» **Task brief**
Output the first line of the listing and each line after it, up to and including the line that contains "fig = plt.figure(figsize=(7.32, 3.29), dpi=100)", exactly as written, minus the pictures.

» **Exercise material**
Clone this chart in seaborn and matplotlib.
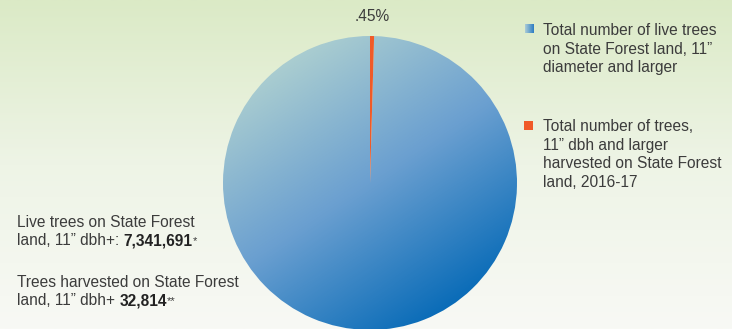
import numpy as np
import seaborn as sns
import matplotlib
matplotlib.use("Agg")
import matplotlib.pyplot as plt
from matplotlib.colors import LinearSegmentedColormap

# data
labels = ["Total number of live trees\non State Forest land, 11\u201d\ndiameter and larger",
          "Total number of trees,\n11\u201d dbh and larger\nharvested on State Forest\nland, 2016-17"]
values = [7341691, 32814]
slice_colors = ["#6a9fd0", "#f05a28"]

sns.set_theme(style="white")
plt.rcParams['font.family'] = ['Liberation Sans', 'DejaVu Sans']
txt = "#3c3c3c"
fs = 11.2

fig = plt.figure(figsize=(7.32, 3.29), dpi=100)

# background gradient (green -> white)
bg = fig.add_axes([0, 0, 1, 1])
bg_cmap = LinearSegmentedColormap.from_list("bg", ["#f8f9f5", "#eef4e6", "#dbeac6"])
grad = np.linspace(0, 1, 256).reshape(-1, 1)
bg.imshow(grad, cmap=bg_cmap, aspect="auto", origin="lower", extent=(0, 1, 0, 1))
bg.set_axis_off()

# pie axes: circle centre (370,183) px, radius 147 px
W, H = 732, 329
cx, cy, r = 370, 183, 147
ax = fig.add_axes([(cx - r) / W, (H - cy - r) / H, 2 * r / W, 2 * r / H])
# harvested slice first so it sits just right of 12 o'clock
wedges, _ = ax.pie(values[::-1], colors=slice_colors[::-1], startangle=90, counterclock=False,
                   radius=1, wedgeprops=dict(linewidth=0))
ax.set_xlim(-1, 1)
ax.set_ylim(-1, 1)
ax.set_axis_off()

# gradient fill on the big wedge
pie_cmap = LinearSegmentedColormap.from_list("pie", ["#aacdd0", "#6a9fd0", "#0a6cb8"])
xx, yy = np.meshgrid(np.linspace(-1, 1, 300), np.linspace(1, -1, 300))
t = 0.55 * xx - 0.83 * yy
img = ax.imshow(t, cmap=pie_cmap, extent=(-1, 1, -1, 1), vmin=-1, vmax=1, zorder=1)
img.set_clip_path(wedges[1])
wedges[1].set_alpha(0)
wedges[0].set_zorder(3)

# overlay axes in pixel coordinates for text
lax = fig.add_axes([0, 0, 1, 1], facecolor="none")
lax.set_xlim(0, W)
lax.set_ylim(H, 0)
lax.set_axis_off()

pct = values[1] / values[0] * 100
lax.text(372, 21, "." + f"{pct:.2f}".split(".")[1] + "%", ha="center", va="baseline",
         fontsize=fs, color=txt)

# legend
sw = np.linspace(0, 1, 20).reshape(1, -1)
lax.imshow(sw, cmap=LinearSegmentedColormap.from_list("sw", ["#a9cbd6", "#2f7ec4"]),
           extent=(525, 534, 33, 24), aspect="auto")
lax.add_patch(plt.Rectangle((524, 121), 9, 9, color=slice_colors[1], lw=0))
for lab, y0 in zip(labels, [35, 131]):
    for i, line in enumerate(lab.split("\n")):
        lax.text(543, y0 + i * 18.7, line, va="baseline", ha="left", fontsize=fs, color=txt)

# left annotations with bold numbers
lax.text(17, 227, "Live trees on State Forest", va="baseline", fontsize=fs, color=txt)
a = lax.text(17, 245, "land, 11\u201d dbh+: ", va="baseline", fontsize=fs, color=txt)
b = lax.annotate(f"{values[0]:,}", xy=(1, 0), xycoords=a, va="bottom", fontsize=fs,
                 color="#222222", fontweight="bold")
lax.annotate("*", xy=(1, 0.15), xycoords=b, va="bottom", fontsize=8, color=txt)

lax.text(17, 287, "Trees harvested on State Forest", va="baseline", fontsize=fs, color=txt)
c = lax.text(17, 305, "land, 11\u201d dbh+ ", va="baseline", fontsize=fs, color=txt)
d = lax.annotate(f"{values[1]:,}", xy=(1, 0), xycoords=c, va="bottom", fontsize=fs,
                 color="#222222", fontweight="bold")
lax.annotate("**", xy=(1, 0.15), xycoords=d, va="bottom", fontsize=8, color=txt)

fig.savefig("out.png", dpi=100)
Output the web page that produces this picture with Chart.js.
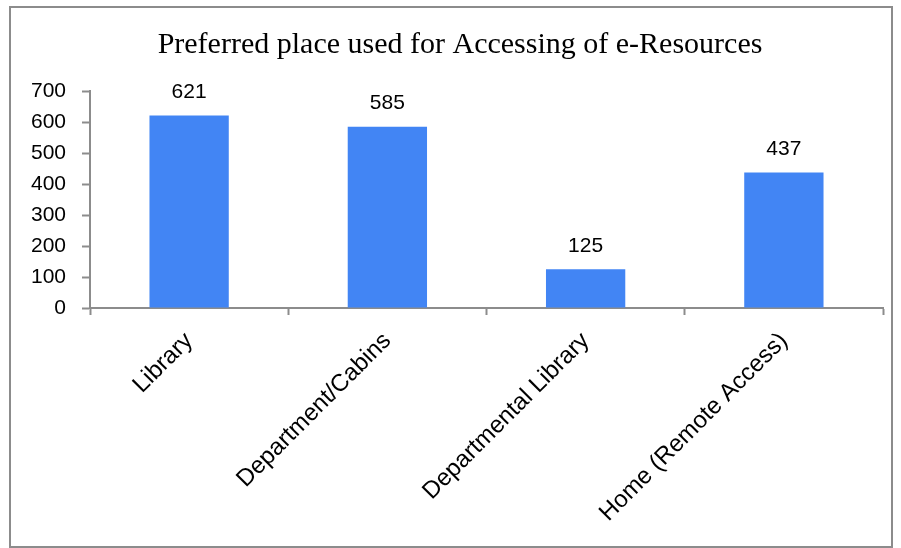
<!DOCTYPE html>
<html>
<head>
<meta charset="utf-8">
<title>Preferred place used for Accessing of e-Resources</title>
<script src="https://cdn.jsdelivr.net/npm/chart.js@4/dist/chart.umd.min.js"></script>
<style>
  html, body { margin: 0; padding: 0; background: #fff; }
  #wrap { width: 901px; height: 548px; position: relative; }
</style>
</head>
<body>
<div id="wrap"><canvas id="placeChart"></canvas></div>
<script>
const places = ["Library", "Department/Cabins", "Departmental Library", "Home (Remote Access)"];
const respondents = [621, 585, 125, 437];
const yTicks = [0, 100, 200, 300, 400, 500, 600, 700];
const chartTitle = "Preferred place used for Accessing of e-Resources";

const axisGray = '#8c8c8c';
const sansFont = '"Liberation Sans", Arial, sans-serif';

// frame, title and value labels
const decorations = {
  id: 'decorations',
  beforeDraw(chart) {
    const ctx = chart.ctx;
    ctx.save();
    ctx.fillStyle = '#fff';
    ctx.fillRect(0, 0, chart.width, chart.height);
    ctx.strokeStyle = axisGray;
    ctx.lineWidth = 2;
    ctx.strokeRect(10, 7, 882, 540);
    ctx.fillStyle = '#000';
    ctx.font = '30px "Liberation Serif", "Times New Roman", serif';
    ctx.textAlign = 'center';
    ctx.textBaseline = 'middle';
    ctx.fillText(chartTitle, 460, 45);
    ctx.restore();
  },
  afterDatasetsDraw(chart) {
    const ctx = chart.ctx;
    const meta = chart.getDatasetMeta(0);
    ctx.save();
    ctx.fillStyle = '#000';
    ctx.font = '21px ' + sansFont;
    ctx.textAlign = 'center';
    ctx.textBaseline = 'middle';
    meta.data.forEach((bar, i) => {
      ctx.fillText(String(respondents[i]), bar.x, bar.y - 23);
    });
    ctx.restore();
  }
};

new Chart(document.getElementById('placeChart'), {
  type: 'bar',
  data: {
    labels: places,
    datasets: [{
      data: respondents,
      backgroundColor: '#4285f4',
      borderWidth: 0,
      barPercentage: 0.4,
      categoryPercentage: 1
    }]
  },
  options: {
    responsive: true,
    maintainAspectRatio: false,
    animation: false,
    layout: { padding: { left: 10, top: 91, right: 18, bottom: 0 } },
    plugins: {
      legend: { display: false },
      tooltip: { enabled: false },
      title: { display: false }
    },
    scales: {
      x: {
        afterFit(scale) { scale.height = 240; },
        grid: {
          offset: true,
          drawOnChartArea: false,
          drawTicks: true,
          tickLength: 7,
          tickColor: axisGray,
          tickWidth: 2
        },
        border: { display: true, color: axisGray, width: 2 },
        ticks: {
          minRotation: 45,
          maxRotation: 45,
          padding: 12,
          color: '#000',
          font: { family: sansFont, size: 24 }
        }
      },
      y: {
        min: 0,
        max: 700,
        afterFit(scale) { scale.width = 80; },
        afterBuildTicks(scale) {
          scale.ticks = yTicks.map(v => ({ value: v }));
        },
        grid: {
          drawOnChartArea: false,
          drawTicks: true,
          tickLength: 8,
          tickColor: axisGray,
          tickWidth: 2
        },
        border: { display: true, color: axisGray, width: 2 },
        ticks: {
          padding: 16,
          color: '#000',
          font: { family: sansFont, size: 21 }
        }
      }
    }
  },
  plugins: [decorations]
});
</script>
</body>
</html>
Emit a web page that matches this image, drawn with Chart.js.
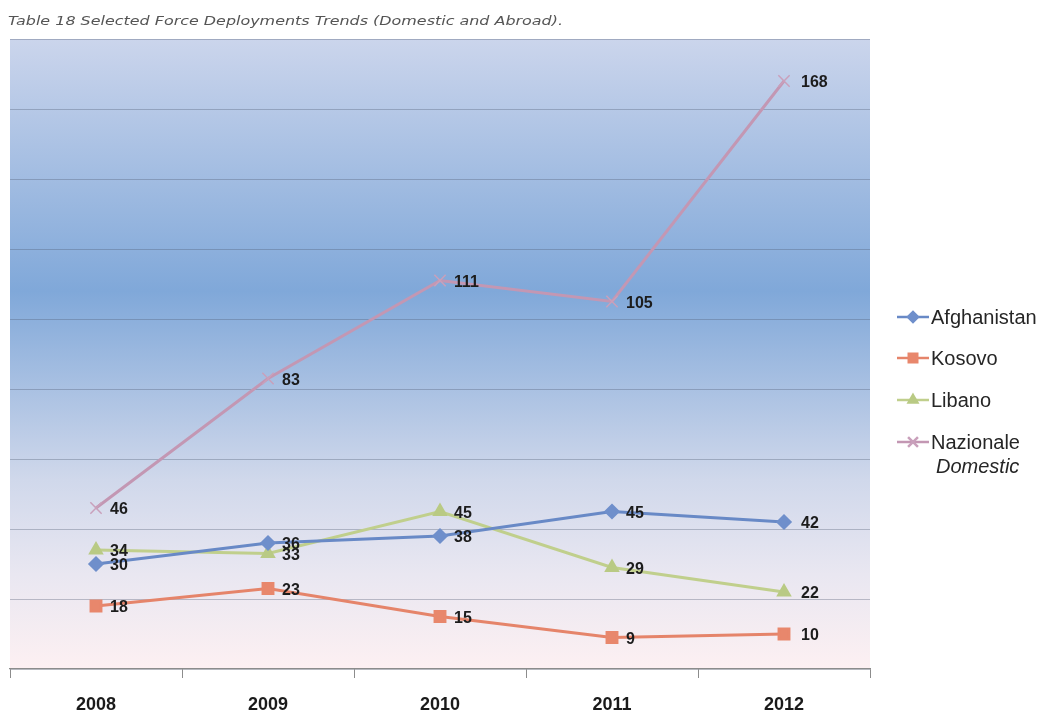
<!DOCTYPE html>
<html>
  <head>
    <title>Force Deployments Trends</title>
    <meta charset="UTF-8" />
    <script src="https://cdn.jsdelivr.net/npm/chart.js@4.4.0/dist/chart.umd.min.js"></script>
    <style>
      html, body { margin: 0; padding: 0; background: #ffffff; }
      #wrap { position: relative; width: 1053px; height: 715px; }
    </style>
  </head>
  <body>
    <div id="wrap"><canvas id="trendChart"></canvas></div>
    <script>
      const years = ["2008", "2009", "2010", "2011", "2012"];
      const afghanistan = [30, 36, 38, 45, 42];
      const kosovo = [18, 23, 15, 9, 10];
      const libano = [34, 33, 45, 29, 22];
      const nazionale = [46, 83, 111, 105, 168];
      const seriesNames = ["Afghanistan", "Kosovo", "Libano", "Nazionale"];
      const titleText = "Table 18 Selected Force Deployments Trends (Domestic and Abroad).";

      // plot background: blue band in the middle, fading to pink at the bottom
      const bgPlugin = {
        id: "bg",
        beforeDraw(chart) {
          const { ctx, chartArea: a } = chart;
          const g = ctx.createLinearGradient(0, a.top, 0, a.bottom);
          g.addColorStop(0, "#cbd5ec");
          g.addColorStop(0.4, "#80a8d9");
          g.addColorStop(0.7, "#d0d8eb");
          g.addColorStop(0.85, "#e9e7f1");
          g.addColorStop(1, "#fdf0f2");
          ctx.save();
          ctx.fillStyle = g;
          ctx.fillRect(a.left, a.top, a.right - a.left, a.bottom - a.top);
          ctx.restore();
        }
      };

      // value next to every point
      const labelPlugin = {
        id: "valueLabels",
        afterDatasetsDraw(chart) {
          const ctx = chart.ctx;
          ctx.save();
          ctx.font = "bold 16px 'Liberation Sans', sans-serif";
          ctx.fillStyle = "#1c1c1c";
          ctx.textBaseline = "middle";
          chart.data.datasets.forEach((ds, i) => {
            chart.getDatasetMeta(i).data.forEach((pt, j) => {
              const dx = j === 4 ? 17 : 14;
              ctx.fillText(String(ds.data[j]), pt.x + dx, pt.y + 2);
            });
          });
          ctx.restore();
        }
      };

      // title and legend on the right
      const sidePlugin = {
        id: "side",
        afterDraw(chart) {
          const ctx = chart.ctx;
          ctx.save();
          ctx.font = "italic 12px 'DejaVu Sans', sans-serif";
          ctx.fillStyle = "#555555";
          ctx.textBaseline = "alphabetic";
          const w = ctx.measureText(titleText).width;
          ctx.translate(8, 25);
          ctx.scale(555 / w, 1);
          ctx.fillText(titleText, 0, 0);
          ctx.restore();

          ctx.save();
          const ys = [317, 358, 400, 442];
          chart.data.datasets.forEach((ds, i) => {
            const y = ys[i];
            ctx.strokeStyle = ds.borderColor;
            ctx.lineWidth = 2.5;
            ctx.beginPath();
            ctx.moveTo(897, y);
            ctx.lineTo(929, y);
            ctx.stroke();
            ctx.fillStyle = ds.pointBackgroundColor;
            ctx.strokeStyle = ds.pointBorderColor;
            Chart.helpers.drawPoint(ctx, {
              pointStyle: ds.pointStyle,
              radius: ds.pointRadius - 1,
              borderWidth: ds.pointBorderWidth || 1
            }, 913, y);
            ctx.font = "20px 'Liberation Sans', sans-serif";
            ctx.fillStyle = "#262626";
            ctx.textBaseline = "middle";
            ctx.fillText(ds.label, 931, y + 1);
          });
          ctx.font = "italic 20px 'Liberation Sans', sans-serif";
          ctx.fillText("Domestic", 936, 467);
          ctx.restore();
        }
      };

      const data = {
        labels: years,
        datasets: [
          {
            label: seriesNames[0],
            data: afghanistan,
            borderColor: "#6889c6",
            backgroundColor: "#6889c6",
            pointBackgroundColor: "#6f8fcb",
            pointBorderColor: "#6f8fcb",
            pointStyle: "rectRot",
            pointRadius: 6,
            borderWidth: 3
          },
          {
            label: seriesNames[1],
            data: kosovo,
            borderColor: "#e5846a",
            backgroundColor: "#e5846a",
            pointBackgroundColor: "#e8876c",
            pointBorderColor: "#e8876c",
            pointStyle: "rect",
            pointRadius: 7,
            borderWidth: 3
          },
          {
            label: seriesNames[2],
            data: libano,
            borderColor: "#c0cf8c",
            backgroundColor: "#c0cf8c",
            pointBackgroundColor: "#b9ca84",
            pointBorderColor: "#b9ca84",
            pointStyle: "triangle",
            pointRadius: 6,
            borderWidth: 3
          },
          {
            label: seriesNames[3],
            data: nazionale,
            borderColor: "#c397b3",
            backgroundColor: "#c397b3",
            pointBackgroundColor: "#c9a0bb",
            pointBorderColor: "#c9a0bb",
            pointBorderWidth: 1.5,
            pointStyle: "crossRot",
            pointRadius: 8,
            borderWidth: 3
          }
        ]
      };

      const config = {
        type: "line",
        data: data,
        options: {
          responsive: false,
          animation: false,
          layout: { padding: { left: 10, right: 183, top: 39, bottom: 0 } },
          plugins: {
            legend: { display: false },
            tooltip: { enabled: false }
          },
          elements: { line: { tension: 0 } },
          scales: {
            y: {
              min: 0,
              max: 180,
              ticks: { stepSize: 20, display: false },
              border: { display: false },
              grid: { color: "rgba(80, 92, 115, 0.35)", lineWidth: 1, drawTicks: false },
              afterFit: (s) => { s.width = 0; }
            },
            x: {
              offset: true,
              border: { display: true, color: "#8c8c8c", width: 1.2 },
              grid: {
                offset: true,
                drawOnChartArea: false,
                color: "#8c8c8c",
                tickLength: 9
              },
              ticks: {
                color: "#1a1a1a",
                padding: 16,
                font: { family: "'Liberation Sans', sans-serif", size: 18, weight: "bold" }
              },
              afterFit: (s) => { s.height = 46; }
            }
          }
        },
        plugins: [bgPlugin, labelPlugin, sidePlugin]
      };

      const cv = document.getElementById("trendChart");
      cv.width = 1053;
      cv.height = 715;
      new Chart(cv, config);
    </script>
  </body>
</html>
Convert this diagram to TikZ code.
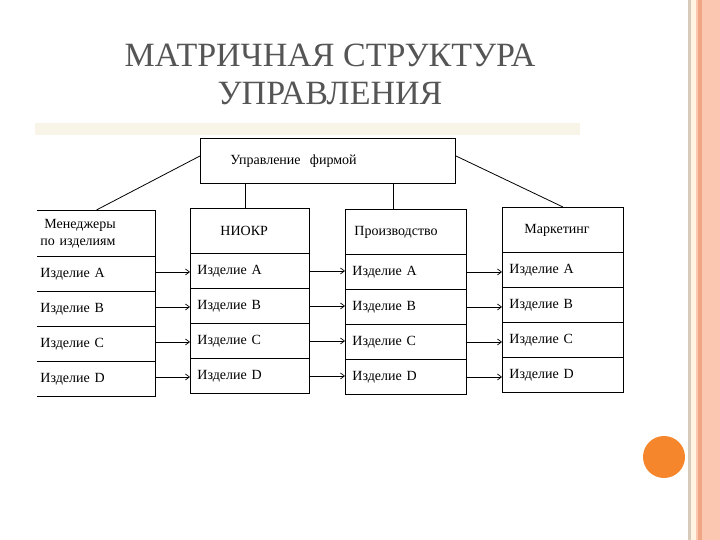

» **Correct output**
Clone this chart in seaborn and matplotlib.
import numpy as np
import seaborn as sns
import matplotlib
matplotlib.use("Agg")
import matplotlib.pyplot as plt
from matplotlib.colors import LinearSegmentedColormap

# data
labels = ["Total number of live trees\non State Forest land, 11\u201d\ndiameter and larger",
          "Total number of trees,\n11\u201d dbh and larger\nharvested on State Forest\nland, 2016-17"]
values = [7341691, 32814]
slice_colors = ["#6a9fd0", "#f05a28"]

sns.set_theme(style="white")
plt.rcParams['font.family'] = ['Liberation Sans', 'DejaVu Sans']
txt = "#3c3c3c"
fs = 11.2

fig = plt.figure(figsize=(7.32, 3.29), dpi=100)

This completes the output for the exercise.